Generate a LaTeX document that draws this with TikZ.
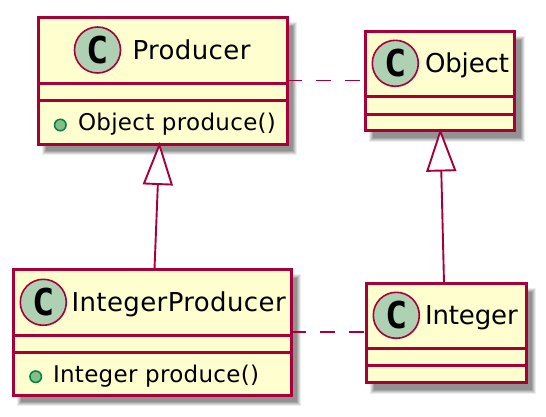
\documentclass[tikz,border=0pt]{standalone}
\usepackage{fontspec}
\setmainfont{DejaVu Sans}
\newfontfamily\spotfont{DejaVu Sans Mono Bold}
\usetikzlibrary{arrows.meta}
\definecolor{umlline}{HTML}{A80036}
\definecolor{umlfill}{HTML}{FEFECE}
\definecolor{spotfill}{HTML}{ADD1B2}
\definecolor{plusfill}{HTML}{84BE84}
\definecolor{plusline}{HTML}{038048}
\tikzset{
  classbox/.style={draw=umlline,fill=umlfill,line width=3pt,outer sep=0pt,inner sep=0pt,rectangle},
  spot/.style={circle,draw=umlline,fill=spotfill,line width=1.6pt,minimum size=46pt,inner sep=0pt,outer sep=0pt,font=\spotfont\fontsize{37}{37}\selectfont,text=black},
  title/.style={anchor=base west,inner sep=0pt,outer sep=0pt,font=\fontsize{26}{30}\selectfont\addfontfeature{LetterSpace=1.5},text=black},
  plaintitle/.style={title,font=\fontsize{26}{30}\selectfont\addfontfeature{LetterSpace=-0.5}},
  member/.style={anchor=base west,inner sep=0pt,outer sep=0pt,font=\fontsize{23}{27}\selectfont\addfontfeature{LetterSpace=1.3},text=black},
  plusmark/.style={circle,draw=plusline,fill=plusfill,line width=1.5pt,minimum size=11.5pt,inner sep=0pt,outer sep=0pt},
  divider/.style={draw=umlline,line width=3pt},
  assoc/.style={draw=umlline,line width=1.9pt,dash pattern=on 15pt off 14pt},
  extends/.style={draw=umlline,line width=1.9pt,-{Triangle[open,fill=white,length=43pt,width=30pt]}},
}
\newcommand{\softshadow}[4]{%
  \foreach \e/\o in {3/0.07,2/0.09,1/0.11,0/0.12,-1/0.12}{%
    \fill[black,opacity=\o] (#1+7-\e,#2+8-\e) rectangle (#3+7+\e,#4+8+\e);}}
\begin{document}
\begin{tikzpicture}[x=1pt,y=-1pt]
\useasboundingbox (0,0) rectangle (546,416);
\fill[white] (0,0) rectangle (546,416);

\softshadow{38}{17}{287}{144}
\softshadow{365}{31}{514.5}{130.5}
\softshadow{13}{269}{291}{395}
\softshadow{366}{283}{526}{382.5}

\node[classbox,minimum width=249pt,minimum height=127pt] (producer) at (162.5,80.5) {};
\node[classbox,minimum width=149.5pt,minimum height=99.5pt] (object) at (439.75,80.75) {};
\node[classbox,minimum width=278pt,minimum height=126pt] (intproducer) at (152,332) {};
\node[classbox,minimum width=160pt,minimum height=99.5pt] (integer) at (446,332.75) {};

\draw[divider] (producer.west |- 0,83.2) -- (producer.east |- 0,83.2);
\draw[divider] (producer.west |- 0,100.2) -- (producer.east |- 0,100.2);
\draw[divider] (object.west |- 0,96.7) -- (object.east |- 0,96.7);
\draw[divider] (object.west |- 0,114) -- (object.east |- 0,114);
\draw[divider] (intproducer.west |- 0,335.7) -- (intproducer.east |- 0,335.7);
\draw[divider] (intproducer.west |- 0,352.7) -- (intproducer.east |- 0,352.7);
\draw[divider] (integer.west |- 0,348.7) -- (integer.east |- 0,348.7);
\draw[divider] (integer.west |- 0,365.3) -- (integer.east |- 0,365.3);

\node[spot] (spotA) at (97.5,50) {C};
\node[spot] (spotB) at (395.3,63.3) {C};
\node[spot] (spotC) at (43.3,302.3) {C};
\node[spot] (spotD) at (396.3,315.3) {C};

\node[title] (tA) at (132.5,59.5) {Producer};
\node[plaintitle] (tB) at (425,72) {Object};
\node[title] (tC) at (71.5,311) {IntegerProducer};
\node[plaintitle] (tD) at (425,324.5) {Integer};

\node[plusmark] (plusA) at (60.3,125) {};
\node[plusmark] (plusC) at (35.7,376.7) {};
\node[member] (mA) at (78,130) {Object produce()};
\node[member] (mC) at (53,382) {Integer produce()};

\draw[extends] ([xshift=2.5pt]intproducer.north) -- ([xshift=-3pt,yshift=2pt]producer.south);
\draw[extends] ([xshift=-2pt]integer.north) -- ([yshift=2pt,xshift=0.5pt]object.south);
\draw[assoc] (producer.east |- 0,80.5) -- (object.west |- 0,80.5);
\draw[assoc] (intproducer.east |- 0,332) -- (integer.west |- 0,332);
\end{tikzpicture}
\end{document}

_ _ _ _ _

Problem to work on:
Please write out all of the material above without changing a word, and omit any pictures.

Response to the task:
Generate a LaTeX document that draws this with TikZ.
\documentclass[tikz,border=0pt]{standalone}
\usepackage{fontspec}
\setmainfont{DejaVu Sans}
\newfontfamily\spotfont{DejaVu Sans Mono Bold}
\usetikzlibrary{arrows.meta}
\definecolor{umlline}{HTML}{A80036}
\definecolor{umlfill}{HTML}{FEFECE}
\definecolor{spotfill}{HTML}{ADD1B2}
\definecolor{plusfill}{HTML}{84BE84}
\definecolor{plusline}{HTML}{038048}
\tikzset{
  classbox/.style={draw=umlline,fill=umlfill,line width=3pt,outer sep=0pt,inner sep=0pt,rectangle},
  spot/.style={circle,draw=umlline,fill=spotfill,line width=1.6pt,minimum size=46pt,inner sep=0pt,outer sep=0pt,font=\spotfont\fontsize{37}{37}\selectfont,text=black},
  title/.style={anchor=base west,inner sep=0pt,outer sep=0pt,font=\fontsize{26}{30}\selectfont\addfontfeature{LetterSpace=1.5},text=black},
  plaintitle/.style={title,font=\fontsize{26}{30}\selectfont\addfontfeature{LetterSpace=-0.5}},
  member/.style={anchor=base west,inner sep=0pt,outer sep=0pt,font=\fontsize{23}{27}\selectfont\addfontfeature{LetterSpace=1.3},text=black},
  plusmark/.style={circle,draw=plusline,fill=plusfill,line width=1.5pt,minimum size=11.5pt,inner sep=0pt,outer sep=0pt},
  divider/.style={draw=umlline,line width=3pt},
  assoc/.style={draw=umlline,line width=1.9pt,dash pattern=on 15pt off 14pt},
  extends/.style={draw=umlline,line width=1.9pt,-{Triangle[open,fill=white,length=43pt,width=30pt]}},
}
\newcommand{\softshadow}[4]{%
  \foreach \e/\o in {3/0.07,2/0.09,1/0.11,0/0.12,-1/0.12}{%
    \fill[black,opacity=\o] (#1+7-\e,#2+8-\e) rectangle (#3+7+\e,#4+8+\e);}}
\begin{document}
\begin{tikzpicture}[x=1pt,y=-1pt]
\useasboundingbox (0,0) rectangle (546,416);
\fill[white] (0,0) rectangle (546,416);

\softshadow{38}{17}{287}{144}
\softshadow{365}{31}{514.5}{130.5}
\softshadow{13}{269}{291}{395}
\softshadow{366}{283}{526}{382.5}

\node[classbox,minimum width=249pt,minimum height=127pt] (producer) at (162.5,80.5) {};
\node[classbox,minimum width=149.5pt,minimum height=99.5pt] (object) at (439.75,80.75) {};
\node[classbox,minimum width=278pt,minimum height=126pt] (intproducer) at (152,332) {};
\node[classbox,minimum width=160pt,minimum height=99.5pt] (integer) at (446,332.75) {};

\draw[divider] (producer.west |- 0,83.2) -- (producer.east |- 0,83.2);
\draw[divider] (producer.west |- 0,100.2) -- (producer.east |- 0,100.2);
\draw[divider] (object.west |- 0,96.7) -- (object.east |- 0,96.7);
\draw[divider] (object.west |- 0,114) -- (object.east |- 0,114);
\draw[divider] (intproducer.west |- 0,335.7) -- (intproducer.east |- 0,335.7);
\draw[divider] (intproducer.west |- 0,352.7) -- (intproducer.east |- 0,352.7);
\draw[divider] (integer.west |- 0,348.7) -- (integer.east |- 0,348.7);
\draw[divider] (integer.west |- 0,365.3) -- (integer.east |- 0,365.3);

\node[spot] (spotA) at (97.5,50) {C};
\node[spot] (spotB) at (395.3,63.3) {C};
\node[spot] (spotC) at (43.3,302.3) {C};
\node[spot] (spotD) at (396.3,315.3) {C};

\node[title] (tA) at (132.5,59.5) {Producer};
\node[plaintitle] (tB) at (425,72) {Object};
\node[title] (tC) at (71.5,311) {IntegerProducer};
\node[plaintitle] (tD) at (425,324.5) {Integer};

\node[plusmark] (plusA) at (60.3,125) {};
\node[plusmark] (plusC) at (35.7,376.7) {};
\node[member] (mA) at (78,130) {Object produce()};
\node[member] (mC) at (53,382) {Integer produce()};

\draw[extends] ([xshift=2.5pt]intproducer.north) -- ([xshift=-3pt,yshift=2pt]producer.south);
\draw[extends] ([xshift=-2pt]integer.north) -- ([yshift=2pt,xshift=0.5pt]object.south);
\draw[assoc] (producer.east |- 0,80.5) -- (object.west |- 0,80.5);
\draw[assoc] (intproducer.east |- 0,332) -- (integer.west |- 0,332);
\end{tikzpicture}
\end{document}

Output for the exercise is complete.